TEMPOSCOPY

A large portion of global power consumption is now lost in the heat dissipation of integrated circuits. Experimental determination of temperature and thermal conductivity at the nanoscale is a fundamental need to optimize thermal transport in microelectronic components, reduce their consumption and improve their performance and reliability. The design of the power components, in particular, must incorporate very important thermal constraints. Reliable scaling methods characteristic of the components are necessary to determine in particular the source of the hot spots impacting the service life of the components, as well as to determine, more fundamentally, the thermal properties of the materials in the form of very thin layers or nanostructured.

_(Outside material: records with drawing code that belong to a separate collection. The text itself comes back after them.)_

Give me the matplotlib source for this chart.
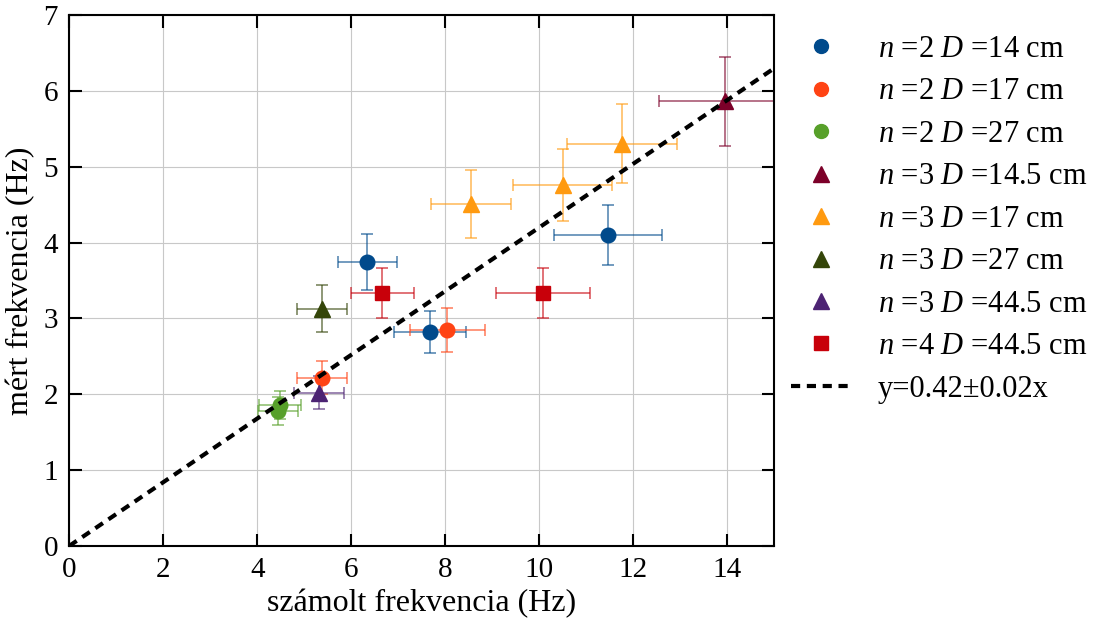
import matplotlib
matplotlib.use("Agg")
import matplotlib.pyplot as plt
from matplotlib.lines import Line2D
import numpy as np

plt.rcParams['font.family'] = ['Liberation Serif', 'DejaVu Serif']
plt.rcParams['mathtext.fontset'] = 'custom'
plt.rcParams['mathtext.rm'] = 'Liberation Serif'
plt.rcParams['mathtext.it'] = 'Liberation Serif:italic'

# measurement series: calculated frequency (x), measured frequency (y), errors
labels = ['$n$ =2 $D$ =14 cm', '$n$ =2 $D$ =17 cm', '$n$ =2 $D$ =27 cm',
          '$n$ =3 $D$ =14.5 cm', '$n$ =3 $D$ =17 cm', '$n$ =3 $D$ =27 cm',
          '$n$ =3 $D$ =44.5 cm', '$n$ =4 $D$ =44.5 cm']
colors = ['#004a8c', '#ff4314', '#57a02a', '#7c0029', '#ff9a10', '#344509', '#4c2373', '#c8000a']
markers = ['o', 'o', 'o', '^', '^', '^', '^', 's']

x_vals = [[6.34, 7.67, 11.46], [5.38, 8.04], [4.49, 4.44], [13.95],
          [8.55, 10.50, 11.75], [5.38], [5.31], [6.66, 10.08]]
y_vals = [[3.74, 2.82, 4.10], [2.22, 2.85], [1.86, 1.78], [5.86],
          [4.51, 4.76, 5.30], [3.13], [2.02], [3.33, 3.33]]
x_errs = [[0.63, 0.77, 1.15], [0.54, 0.80], [0.45, 0.43], [1.40],
          [0.85, 1.05, 1.17], [0.54], [0.53], [0.67, 1.00]]
y_errs = [[0.37, 0.28, 0.40], [0.22, 0.29], [0.18, 0.18], [0.59],
          [0.45, 0.47, 0.52], [0.31], [0.22], [0.33, 0.33]]

slope = 0.42
fit_label = 'y=0.42±0.02x'

fig = plt.figure(figsize=(10.97, 6.24), dpi=100)
ax = fig.add_axes([0.063, 0.125, 0.643, 0.851])

handles = []
for lab, c, m, xs, ys, xe, ye in zip(labels, colors, markers, x_vals, y_vals, x_errs, y_errs):
    ms = 11 if m == '^' else 10.5
    ax.errorbar(xs, ys, xerr=xe, yerr=ye, fmt='none', ecolor=c, elinewidth=1.1,
                capsize=4, capthick=1.1, alpha=0.7, zorder=2)
    ax.plot(xs, ys, m, color=c, ms=ms, zorder=3)
    handles.append(Line2D([], [], ls='none', marker=m, color=c, ms=11 if m == '^' else 10))

xl = np.array([0, 15])
ax.plot(xl, slope * xl, 'k--', lw=3, dashes=(2.2, 1.6), zorder=4)
handles.append(Line2D([], [], color='k', ls='--', lw=3, dashes=(2.2, 1.6)))

ax.set_xlim(0, 15)
ax.set_ylim(0, 7)
ax.set_xticks(range(0, 15, 2))
ax.set_yticks(range(0, 8))
ax.grid(True, color='#c8c8c8', lw=0.8)
ax.set_axisbelow(True)
ax.tick_params(direction='in', top=True, right=True, length=9, width=1.5,
               labelsize=21, pad=8)
for s in ax.spines.values():
    s.set_linewidth(1.5)

ax.set_xlabel('számolt frekvencia (Hz)', fontsize=23, labelpad=4)
ax.set_ylabel('mért frekvencia (Hz)', fontsize=23, labelpad=6)

ax.legend(handles, labels + [fit_label],
          loc='upper left', bbox_to_anchor=(0.984, 1.014), frameon=False,
          fontsize=22, labelspacing=0.44, handlelength=2.0, handletextpad=0.85)

fig.savefig('out.png', dpi=100)
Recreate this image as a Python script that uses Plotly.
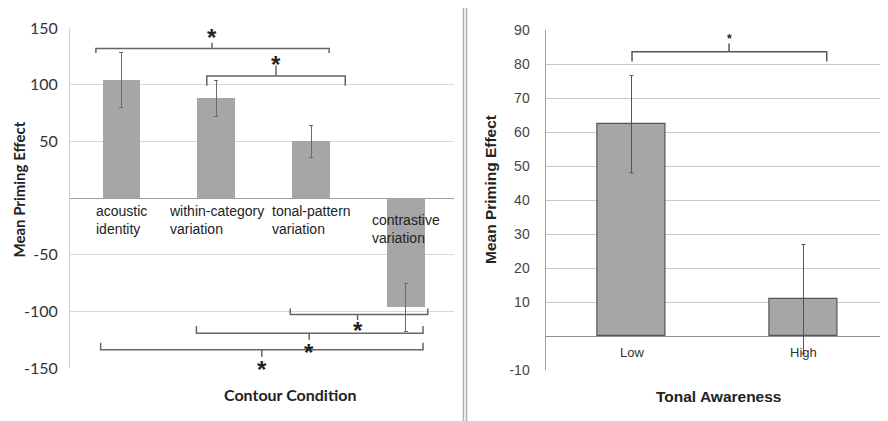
import plotly.graph_objects as go

# ---------------- data ----------------
contour_categories = ["acoustic<br>identity", "within-category<br>variation",
                      "tonal-pattern<br>variation", "contrastive<br>variation"]
contour_means = [104, 88, 50, -96.5]
contour_errors = [24, 16, 14, 21.5]
contour_ticks = [-150, -100, -50, 50, 100, 150]
contour_ticktext = ["-150", "-100", "-50", "50", "100", "150"]

awareness_categories = ["Low", "High"]
awareness_means = [62.3, 10.9]
awareness_errors = [14.3, 16]
awareness_ticks = [-10, 10, 20, 30, 40, 50, 60, 70, 80, 90]
awareness_ticktext = ["-10", "10", "20", "30", "40", "50", "60", "70", "80", "90"]

# significance brackets: (x0, x1, y, y_end, x_center, y_tip, y_star)
contour_brackets = [
    (-0.27, 2.19, 132, 128, 0.955, 137, 147),
    (0.90, 2.36, 107.7, 99, 1.63, 117, 122.7),
    (1.78, 3.23, -102.7, -97.4, 2.49, -107.7, -112),
    (0.79, 3.18, -119.4, -113, 1.98, -125, -131),
    (-0.22, 3.18, -134, -127.7, 1.48, -140, -145.6),
]
awareness_brackets = [
    (0.003, 1.135, 83.6, 80.7, 0.567, 86, 88.2),
]

W, H = 888, 421
OFF = 8  # page body margin


def px(x):
    return (x - OFF) / W


def py(y):
    return 1 - (y - OFF) / H


fig = go.Figure()

fig.add_trace(go.Bar(
    x=list(range(len(contour_means))), y=contour_means, width=0.4,
    marker=dict(color="#a6a6a6", line=dict(width=0)),
    error_y=dict(type="data", array=contour_errors, color="#6a6a6a", thickness=1, width=2),
    xaxis="x", yaxis="y", showlegend=False, hoverinfo="skip"))

fig.add_trace(go.Bar(
    x=list(range(len(awareness_means))), y=awareness_means, width=0.4,
    marker=dict(color="#a6a6a6", line=dict(width=1.2, color="#555555")),
    error_y=dict(type="data", array=awareness_errors, color="#555555", thickness=1, width=2),
    xaxis="x2", yaxis="y2", showlegend=False, hoverinfo="skip"))

shapes = []
annotations = []


def add_brackets(brs, xref, yref, size, yshift, color):
    for (x0, x1, y, ye, xc, yt, ys) in brs:
        path = (f"M {x0},{ye} L {x0},{y} L {x1},{y} L {x1},{ye} "
                f"M {xc},{y} L {xc},{yt}")
        shapes.append(dict(type="path", path=path, xref=xref, yref=yref,
                           line=dict(color=color, width=1.5)))
        annotations.append(dict(x=xc, y=ys, xref=xref, yref=yref, text="<b>*</b>",
                                showarrow=False, yanchor="middle", yshift=yshift,
                                font=dict(family="Liberation Sans, Arial", size=size, color="#222")))


add_brackets(contour_brackets, "x", "y", 24, -6, "#666666")
add_brackets(awareness_brackets, "x2", "y2", 12, -3, "#555555")

# category labels at the zero line (left panel)
for i, lab in enumerate(contour_categories):
    annotations.append(dict(x=i, y=0, xref="x", yref="y", text=lab, showarrow=False,
                            xanchor="center", yanchor="top", align="left",
                            yshift=-12 if contour_means[i] < 0 else -3,
                            font=dict(family="Liberation Sans, Arial", size=14, color="#222")))

# category labels (right panel)
for i, lab in enumerate(awareness_categories):
    annotations.append(dict(x=i, y=0, xref="x2", yref="y2", text=lab, showarrow=False,
                            xanchor="center", yanchor="top", yshift=-7,
                            font=dict(family="Liberation Sans, Arial", size=13, color="#333")))

# axis titles
annotations += [
    dict(x=px(18.5), y=py(190), xref="paper", yref="paper", text="<b>Mean Priming Effect</b>",
         textangle=-90, showarrow=False, xanchor="center", yanchor="middle",
         font=dict(family="Lato", size=15, color="#222")),
    dict(x=px(289.5), y=py(394), xref="paper", yref="paper", text="<b>Contour Condition</b>",
         showarrow=False, xanchor="center", yanchor="middle",
         font=dict(family="Lato", size=16, color="#222")),
    dict(x=px(490), y=py(190), xref="paper", yref="paper", text="<b>Mean Priming Effect</b>",
         textangle=-90, showarrow=False, xanchor="center", yanchor="middle",
         font=dict(family="Liberation Sans, Arial", size=15.5, color="#222")),
    dict(x=px(718), y=py(396), xref="paper", yref="paper", text="<b>Tonal Awareness</b>",
         showarrow=False, xanchor="center", yanchor="middle",
         font=dict(family="Liberation Sans, Arial", size=15.5, color="#222")),
]

# double divider line
for xx in (463.5, 466.5):
    shapes.append(dict(type="line", xref="paper", yref="paper", x0=px(xx), x1=px(xx),
                       y0=0, y1=py(5), line=dict(color="#b0b0b0", width=1.5)))

fig.update_layout(
    width=W, height=H, margin=dict(l=0, r=0, t=0, b=0, autoexpand=False),
    paper_bgcolor="white", plot_bgcolor="white",
    bargap=0, shapes=shapes, annotations=annotations,
    xaxis=dict(domain=[px(70), px(454)], range=[-0.543, 3.507], showticklabels=False,
               showgrid=False, zeroline=False, showline=False, automargin=False),
    yaxis=dict(domain=[py(368), py(28)], range=[-150, 150], tickvals=contour_ticks,
               ticktext=contour_ticktext, automargin=False,
               showgrid=True, gridcolor="#d9d9d9", gridwidth=1,
               zeroline=True, zerolinecolor="#a0a0a0", zerolinewidth=1,
               showline=True, linecolor="#d0d0d0", ticks="", ticklabelstandoff=8,
               tickfont=dict(family="Lato", size=16, color="#333")),
    xaxis2=dict(domain=[px(545.5), px(889.5)], range=[-0.5, 1.5], showticklabels=False,
                showgrid=False, zeroline=False, showline=False, anchor="y2", automargin=False),
    yaxis2=dict(domain=[py(370), py(30)], range=[-10, 90], tickvals=awareness_ticks,
                ticktext=awareness_ticktext, anchor="x2", automargin=False,
                showgrid=True, gridcolor="#c8c8c8", gridwidth=1,
                zeroline=True, zerolinecolor="#909090", zerolinewidth=1,
                showline=True, linecolor="#a0a0a0", ticks="", ticklabelstandoff=12,
                tickfont=dict(family="Liberation Sans, Arial", size=14, color="#444")),
)

fig.write_html("out.html")
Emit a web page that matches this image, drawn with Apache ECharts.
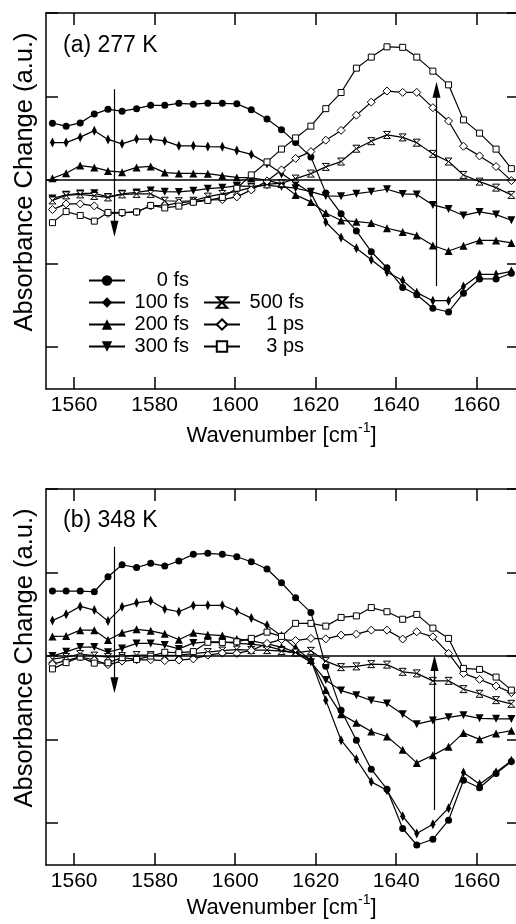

However, despite the growth of SThM (Scanning Thermal Microscopy), such a characterization tool does not exist in a fully satisfactory manner and lacks in the microelectronics industry that seeks to determine the best thermal characterization techniques. In this project, we develop an unconventional nanoscale imaging technique by coupling spectroscopy and nanoscopy, thus avoiding the direct measurement of temperature. To carry it out, this consortium brings together strong skills (1) in instrumentation, (2) in optical and thermal modeling, and in associating (3) the "thermal management" R & D team of a major player in the microelectronics industry. The performance of the approach will be compared to measurement series already obtained in SThM.